Institutional Decision-Making Under Extreme Pressure
A core value of Bernanke's narrative is the invaluable insider perspective on decision-making within a opaque institution under immense stress. He describes the fog of war atmosphere: incomplete data, collapsing markets, and the sheer velocity of events. You see the Federal Open Market Committee (FOMC) grappling with legal uncertainties, political backlash, and the moral hazard of rescuing failing firms. This section reveals the human and bureaucratic dimensions of crisis management—the debates, the compromises, and the weight of responsibility. Bernanke emphasizes that effective action required not just economic models, but also a willingness to innovate beyond established playbooks and communicate decisions to a skeptical public. The lesson here is that institutional flexibility and clear internal leadership are as important as the policies themselves during a panic.
A Critical Examination: Narrative, Omissions, and Pre-Crisis Role
While Bernanke provides a powerful defense, a critical analysis must engage with the counterargument that his narrative can be self-serving. Critics assert that the book underweights the Federal Reserve's own role in enabling the pre-crisis conditions. For decades prior to 2008, the Fed's monetary policy—including prolonged periods of low interest rates in the early 2000s—arguably fueled the housing bubble and excessive risk-taking. Furthermore, its regulatory oversight of banks and non-bank financial entities was often criticized as permissive. By focusing predominantly on the heroic response, the narrative can sideline this contributory negligence. A balanced study requires you to separate the efficacy of the crisis-fighting tools from the question of whether different pre-crisis policies could have mitigated or prevented the disaster altogether. This tension between firefighter and fire marshal remains a central debate in central banking.

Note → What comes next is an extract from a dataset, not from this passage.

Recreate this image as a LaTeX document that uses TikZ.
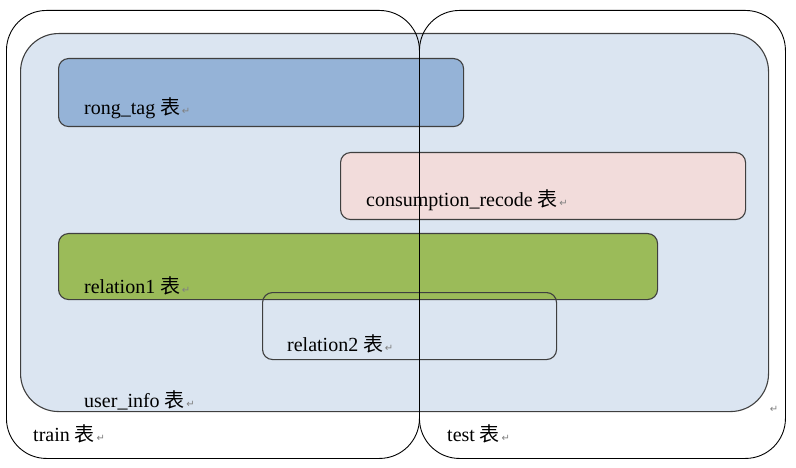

The Enduring Legacy: Credibility and the Doctrine of Unconventional Action
The most practical takeaway from The Courage to Act is the paramount importance of central bank credibility and its willingness to act unconventionally. Bernanke’s thesis is that during a financial panic, overwhelming and predictable force is necessary to anchor expectations. Credibility—the belief that the central bank will do "whatever it takes"—can itself become a stabilizing tool. The book establishes a modern doctrine: when faced with a systemic crisis, central banks must be prepared to use their balance sheet aggressively, serve as a market-maker of last resort, and transparently assure markets of their commitment. This legacy now shapes how investors and policymakers view future crises. For you, this means understanding that the post-2008 policy landscape is one where unconventional tools are a permanent part of the arsenal, and their deployment depends heavily on the perceived credibility and independence of the institution wielding them.
Critical Perspectives
Engaging with Bernanke's account requires examining it through several critical lenses beyond the central narrative.
- The Historian's Bias: Memoirs inherently present a curated version of events. Bernanke’s defense of the Fed's actions, while detailed, may minimize internal dissent, alternative options considered, or the scale of legal and ethical anxieties surrounding bailouts. A critical reader should supplement this view with accounts from other policymakers, regulators, and economists.
- The Moral Hazard Dilemma: The book addresses but arguably downplays the long-term consequences of rescuing large financial institutions. Critics argue that by insulating firms from the full consequences of failure, the Fed's actions reinforced the "too big to fail" doctrine, potentially sowing the seeds for future risk-taking. Evaluating this trade-off—immediate systemic stability versus long-term moral hazard—is crucial.
- Distributional Consequences: Bernanke’s focus is on macroeconomic stabilization. A key critical perspective asks who benefited most from QE and emergency lending. The policies likely exacerbated wealth inequality by boosting asset prices (like stocks and bonds) disproportionately held by the affluent, a societal cost that receives limited treatment in the defense of these tools.
- The Limits of Insider Insight: While invaluable, the insider view can also be myopic. It may overemphasize the Fed's pivotal role while understating the contributions of other actors, such as the U.S. Treasury (through TARP) or global central banks, in the coordinated rescue effort. A holistic analysis must place the Fed's actions within this broader ecosystem of crisis response.
Summary
- Bernanke’s Core Defense: He argues that quantitative easing, expansive emergency lending, and rigorous stress tests were necessary, unprecedented actions that prevented a second Great Depression by restoring liquidity and confidence to the frozen financial system.
- Institutional Insight: The book provides an unparalleled look at high-stakes, real-time decision-making within the Federal Reserve, highlighting the challenges of acting with imperfect information under extreme political and market pressure.
- Critical Counterweight: A full analysis must consider the critique that the narrative underweights the Fed's own pre-crisis role in fostering the conditions for the meltdown through monetary policy and regulatory oversight.
- Central Bank Credibility: The paramount lesson is that a central bank’s perceived credibility and its willingness to deploy unconventional tools decisively are critical assets in managing a financial panic.
- Policy Legacy: The crisis permanently expanded the accepted toolkit of central banking, making balance sheet operations and direct market interventions standard considerations for future emergencies.
- Moral Hazard Trade-off: The immediate success of the interventions came with the long-term cost of reinforcing "too big to fail" institutions, a fundamental dilemma for financial stability.